Soon after assuming office in April 2018, the Ethiopian prime minister Abiy Ahmed’s government announced its intention to liberalize Ethiopia’s telecommunications sector, as part of a wider blueprint to gradually privatize several state-owned enterprises. Not surprisingly, this development was met with a great deal of interest by market observers. Potential entrants and investors have been busy ever since trying to ascertain the needs and opportunities encapsulated in this process to engage in the country’s ICT space.
As part of this wave of activity, HIP Consult recently supported the International Finance Corporation (IFC) in assessing Ethiopia’s digital infrastructure landscape. The analysis resulted in a snapshot of the current state of the market and the investments required to drive more ubiquitous broadband coverage and adoption.

Several studies have established the relationship between increased broadband penetration and a country’s GDP growth. The impact of widening internet use can be evidenced throughout many African markets, including neighboring Kenya and Uganda. Ethiopia, though, still ranks relatively low in terms of the penetration and quality of its broadband services. At the heart of this issue is an insufficiency of critical enabling digital infrastructure. 
HIP Consult estimates that the country’s Fiber Reach is 24%, meaning that less than a quarter of the population lives within 5 km of fiber.  By contrast, South Africa is at 75%. 

Data centers and towers are also critical to driving growth of the digital economy. There is currently a dearth of carrier neutral tier 3+ data centers in Ethiopia, although a recent press report indicated the Ministry of Innovation and Technology plans to build a big data center in 2020.  And the number of towers is surprisingly low for such a large, populous country. Among African countries of comparable size and economy, Ethiopia has the least number of towers per subscribers. Expanded tower infrastructure, accompanied with the right equipment, would bolster mobile coverage and improve quality of service.
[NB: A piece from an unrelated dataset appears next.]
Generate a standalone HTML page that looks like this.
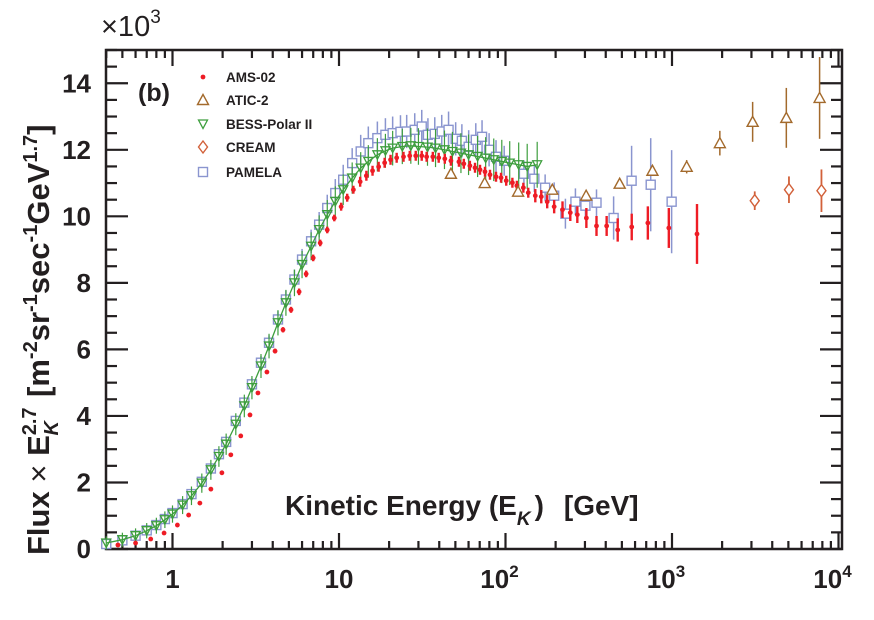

Along these lines, the project revealed several digital infrastructure gaps which would benefit from investment, including a need to more than double the existing fiber and tower footprint, as well as establish several Tier 3+ data centers.
With the Ethiopian government’s efforts to reinvigorate the ICT sector, the time is ripe for investors to consider if and where to participate in the next phase of the market’s evolution and growth.